Blindness, Stupidity and Speculation

"Cosmic Speculation" by Barbara Lane

“Cosmic Speculation” by Barbara Lane

 

Dec 8, 2015

Ignorance is not bliss.

In discussing the question of progress in scientific revolutions, Kuhn noted: “There are losses as well as gains [in a paradigm shift]…, and scientists tend to be peculiarly blind to the former.” In a footnote, he elaborates: “Because science students ‘know the right answers,’ it is particularly difficult to make them analyze an older science in its own terms.” [The Structure of Scientific Revolutions, Third Ed., University of Chicago Press, 1996, p. 167.]

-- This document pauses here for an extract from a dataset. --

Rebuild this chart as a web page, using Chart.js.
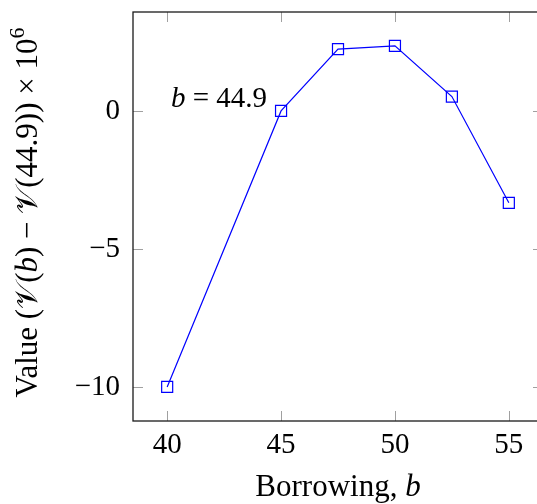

Noting that in his broadest use of ‘paradigm’ Kuhn included instrumentation with theory, I would apply his footnote to data: Because scientists know the right procedures, it is particularly difficult to make them attend to evidence outside the sensitivities of their instruments. Chapman refused to look at (or even to discuss) Alfven’s experiments that contradicted the “perfect insulator” theory of space. Modern astronomers refused to look at Arp’s display of connections among objects of different redshifts.

Now Thomas Gold presents a most clear-cut example of scientific blindness and loss of data in his recent book, The Deep Hot Biosphere [New York: Springer-Verlag, 1999]: “The invention of the seismograph meant that it was no longer necessary to experience an earthquake directly, or to interview someone who had, in order to assemble data on the event…. [Eyewitness reports] were no longer believed to hold any value for the scientific venture.” [p. 145] Gold proceeds to describe many eyewitness reports from ancient times to modern. A constellation of recurring phenomena becomes apparent: “Eruptions, flames, noises, odors, asphyxiation, fountains of water and mud…” often occur before the quake.

Gold concludes on page 147: “The accumulated observations maintained in folklore and contemplated by the intelligentsia of the time meant that the ancients recognized a variety of phenomena that seemed to serve well as warnings of an impending quake. In some ways, folklore is of more practical value to residents of earthquake-prone regions than is our modern science.” He describes several incidents where people were able to evacuate their villages and towns a few hours before an earthquake because they were alerted by odors, fogs, or unusual animal behavior. Folklore has saved many lives; seismographs and stress meters have yet to achieve one correct prediction-probably because they’re measuring only effects, not causes.

Gold adduces this evidence-and several chapters more-to support his theory of upwelling primordial gas from deep within the earth. He also mentions the near-impossibility of attracting any attention to the theory or even to the observations that call into question the prevailing assumptions. “Thus many scientists…seem to have fallen into the rut of the nearest convenient theory. They explore the terrain of this rut very effectively, down to the minutest feature within the walls, yet they will not climb out for another look.” [p. 103]

This fear of “another look” is more than mere scientific blindness. It’s a deliberate squeezing shut of one’s intellectual eyes, a rejection of insight, a refusal to learn. It’s directly connected to belief, to the assumption that one possesses the only possible right answer, which therefore obviates one’s considering further questions or “other looks.” Ignorance can be overcome with persistence and study. Ignorance, indeed, is the beginning of learning. But the refusal to learn is stupidity, and for it there is no remedy.

Scientists have limited time, as do we all. It’s understandable that they should ignore many things not immediately pertinent to their current work. Sometimes even the pertinent must be ignored. But that’s merely “ignore-ance”. The mark of stupidity, and of the belief behind it, is the use of the term ‘impossible’ and the accompanying rejection of speculation.

Thomas Gold again [p. 208]: “The history of science offers example after example of apparently inexplicable features for which perfectly rational explanations were finally found. In nearly all such cases, assumptions that were universally believed obscured the truth so effectively that no progress toward a solution seemed possible. Yet it is to just such apparently inexplicable features that we must hope to find clues that will show us how to unburden ourselves of false beliefs. “Speculation is a vital step in this process. It was once speculated that the earth revolved around the sun. Without this speculation, I do not think that any systematic avenue of research would have produced the evidence that clinched this theory. At a time when proposed solutions are still speculative, they are the driving force for the researches that will prove them right or wrong and will thereby put our thinking on a new and better track.”